Nicole Dinion, Head of Architecture and Technology, Cloud Software and Services at Ericsson, said: “The future of mobile networks is deeply intertwined with AI and the need for unparalleled energy efficiency. Our collaboration with Forschungszentrum Jülich combines their research and computing power with our expertise in telecoms technology to explore architectures that define the next generation of telecommunication.”

🌐 Analysis

This collaboration positions Ericsson within a growing cohort of telecom and infrastructure vendors aligning with HPC ecosystems to accelerate AI-native network design. Companies such as Nokia and NVIDIA have also expanded partnerships around AI-driven RAN, digital twins, and accelerated computing platforms, reflecting a broader convergence between telecom and supercomputing domains.

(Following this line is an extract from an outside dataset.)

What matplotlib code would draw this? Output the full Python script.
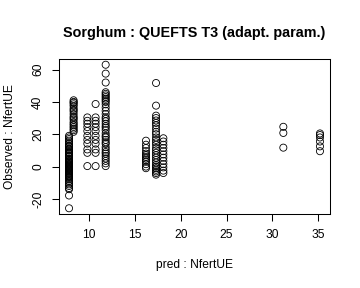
import matplotlib
matplotlib.use("Agg")
import matplotlib.pyplot as plt
import numpy as np

# Predicted NfertUE for each group of observations (vertical columns)
pred_groups = [7.8, 8.3, 9.8, 10.7, 11.8, 16.2, 17.3, 18.1, 31.2, 35.2]
# Observed NfertUE values for each group
obs_A = [19, 18, 17, 16, 15, 14, 13, 12.5, 12, 11, 10.5, 10, 9, 8.5, 8, 7, 6.5, 6, 5, 4.5,
         4, 3.5, 3, 2.5, 2, 1.5, 1, 0.5, 0, -0.5, -1, -1.5, -2, -2.5, -3, -3.5, -4, -4.5,
         -5, -5.5, -6, -6.5, -7, -8, -9, -10, -11, -12, -13.3, -14, -17.9, -25.8]
obs_B = [41, 40, 39.5, 38.5, 37.5, 36, 35, 34, 32.5, 31, 30, 29, 27.5, 26.5, 25.5, 24.5,
         23.5, 22.5, 21.5]
obs_C = [30.4, 28.3, 26.5, 24.4, 22, 19, 16.5, 14.2, 10.6, 8.5, 0.3]
obs_D = [38.7, 30.4, 28.3, 26.5, 24.4, 22, 19, 16.5, 14.2, 10.6, 8.5, 0.3]
obs_E = [63, 57.5, 52, 46, 45, 44, 43, 42, 41, 40, 38.5, 36.5, 34.5, 32.5, 30.5, 29.5,
         28, 26.5, 25, 24, 22.5, 20.5, 19, 18, 16.5, 15, 14, 12, 10.5, 9, 8, 6.5, 5, 3.5,
         2, 0.3]
obs_F = [16, 13.5, 11.5, 9.5, 8, 7, 6, 5, 4, 3, 1.5, 0, -1]
obs_G = [51.7, 37.7, 31.5, 30, 28.5, 27, 25.5, 23.5, 21.5, 20, 18, 16.5, 15, 13.5, 11.5,
         10, 8.5, 7, 5.5, 4, 2.5, 1, 0, -1, -2, -3, -4, -5]
obs_H = [17.5, 15.5, 13.5, 11.5, 9.5, 7.5, 5.5, 3.5, 1.5, -0.5, -2.5, -4]
obs_I = [24.6, 20.8, 11.7]
obs_J = [20.5, 19.5, 18, 15.5, 12.5, 9.5]

obs_groups = [obs_A, obs_B, obs_C, obs_D, obs_E, obs_F, obs_G, obs_H, obs_I, obs_J]

x_ticks = [10, 15, 20, 25, 30, 35]
y_ticks = [-20, 0, 20, 40, 60]

title = "Sorghum : QUEFTS T3 (adapt. param.)"
xlabel = "pred : NfertUE"
ylabel = "Observed : NfertUE"

plt.rcParams['font.family'] = ['Liberation Sans', 'DejaVu Sans']

W, H = 360, 288
fig = plt.figure(figsize=(W / 100, H / 100), dpi=100)
left, right, top, bottom = 59, 330, 59, 214
ax = fig.add_axes([left / W, 1 - bottom / H, (right - left) / W, (bottom - top) / H])

xs = np.concatenate([[p] * len(o) for p, o in zip(pred_groups, obs_groups)])
ys = np.concatenate(obs_groups)
ax.scatter(xs, ys, s=26, facecolors='none', edgecolors='black', linewidths=0.6)

# R-like 4% axis extension
xr = xs.max() - xs.min()
yr = ys.max() - ys.min()
ax.set_xlim(xs.min() - 0.04 * xr, xs.max() + 0.04 * xr)
ax.set_ylim(ys.min() - 0.04 * yr, ys.max() + 0.04 * yr)

ax.set_xticks(x_ticks)
ax.set_yticks(y_ticks)
ax.set_xticklabels([str(t) for t in x_ticks])
ax.set_yticklabels([str(t) for t in y_ticks], rotation=90, va='center')
ax.tick_params(direction='out', length=5.2, width=0.75, labelsize=8.64, colors='black')
ax.tick_params(axis='x', pad=5.5)
ax.tick_params(axis='y', pad=5.5)
for s in ax.spines.values():
    s.set_linewidth(0.75)
    s.set_color('black')

fig.text((left + right) / 2 / W, 1 - 33 / H, title, ha='center', va='center',
         fontsize=10.37, fontweight='bold')
fig.text((left + right) / 2 / W, 1 - 265 / H, xlabel, ha='center', va='center', fontsize=8.64)
fig.text(10 / W, 1 - (top + bottom) / 2 / H, ylabel, ha='center', va='center',
         rotation=90, fontsize=8.64)

fig.savefig("out.png", dpi=100, facecolor='white')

Ericsson’s focus on neuromorphic computing adds a differentiated research vector, especially as energy efficiency becomes a limiting factor in scaling AI-driven networks.

The use of exascale infrastructure such as JUPITER underscores a shift toward simulation-heavy, AI-assisted network engineering workflows. This mirrors trends seen in hyperscale environments where large-scale model training and system optimization increasingly rely on HPC-class resources. As 6G research accelerates globally—with initiatives across Europe, the U.S., and Asia—partnerships that integrate telecom expertise with advanced computing platforms are likely to define early architectural directions for next-generation networks.